Ora, nos dias de hoje, no ranking internacional dos países com mais corrupção, o Brasil é um dos mais destacados. O prejuízo causado à economia nacional pela corrupção, em todos os níveis, é um sério obstáculo ao desenvolvimento do País. Desenvolveu-se a cultura nefasta da corrupção, de modo a se dar ao político, agente político, a séria pecha de agente pernicioso à sociedade.

É estarrecedor que nada menos de 70% dos prefeitos do Rio de Janeiro eleitos em 2012 são investigados por improbidade administrativa, certamente uma realidade que mina a representação política.
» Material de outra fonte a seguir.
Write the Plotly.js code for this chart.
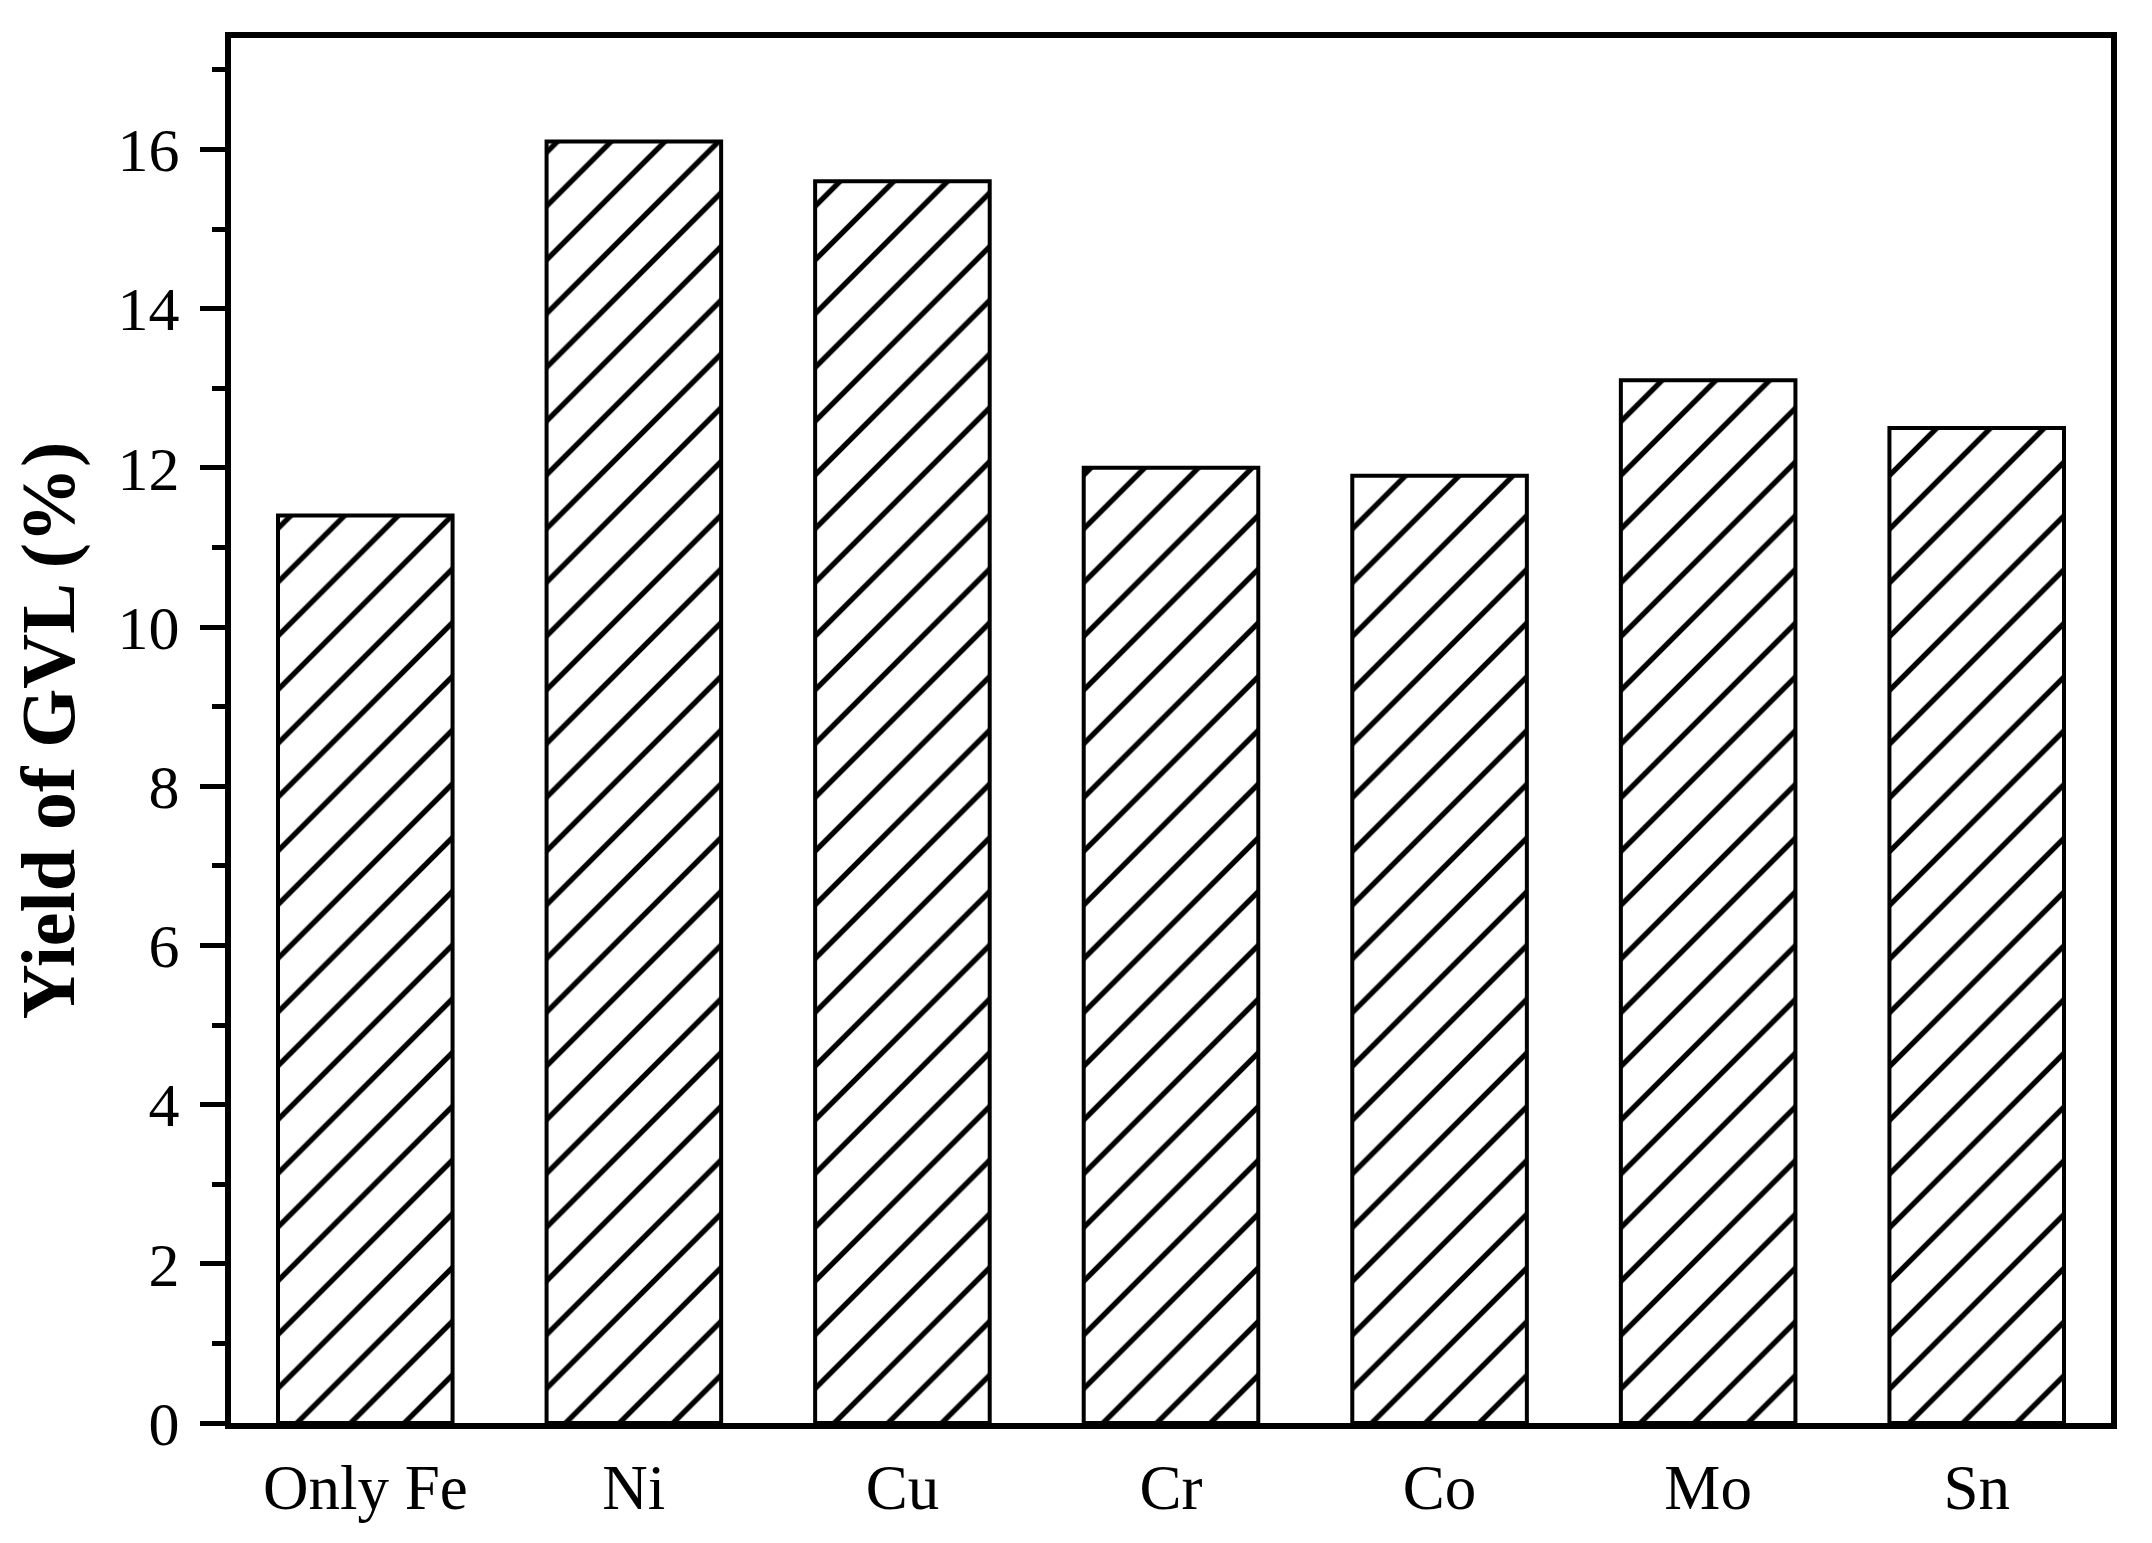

Há uma inversão de valores com interesses particulares se sobrepondo aos da sociedade.

Nesse quadro, lembre-se, o que está em jogo é o dinheiro do cidadão.

É de todo necessário para enfrentar a corrupção na Administração Pública no Brasil o instrumento da ação civil de improbidade.
Abolir a ação civil de improbidade com relação aos agentes políticos, como o caso dos prefeitos municipais, é um grande estímulo, data vênia, à corrupção. Daí o sério e grave dano à ordem administrativa pátria.
Estão assim os prefeitos municipais sujeitos ao raio da lei de improbidade administrativa.
Penso ser essa a posição que deve ser a predominante e respeitada, à luz da segurança jurídica dos julgados, em respeito ao papel do Superior Tribunal de Justiça como principal guardião da lei federal.  
 
[1] JACQUES, Paulino Ignácio, Curso de Direito Constitucional, Rio de Janeiro, Forense, 7ª edição, pág. 254.
[2] BROSSARD, Paulo  de Souza Pinto, O impeachment, pág. 71 e seguintes.
[3] BANDEIRA DE MELLO, Celso Antônio. Apontamentos sobre os agentes e órgãos públicos, São Paulo, RT, 1975, pág. 7.
[4] ALVARENGA. Aristides Junqueira. Ato de improbidade administrativa: crime de responsabilidade, Correio Brasiliense, 30 de setembro 2002.
[5] MEDEIROS, Sérgio Monteiro. Lei de Improbidade administrativa, São Paulo, ed. Juarez de Oliveira, 2003, pág. 37.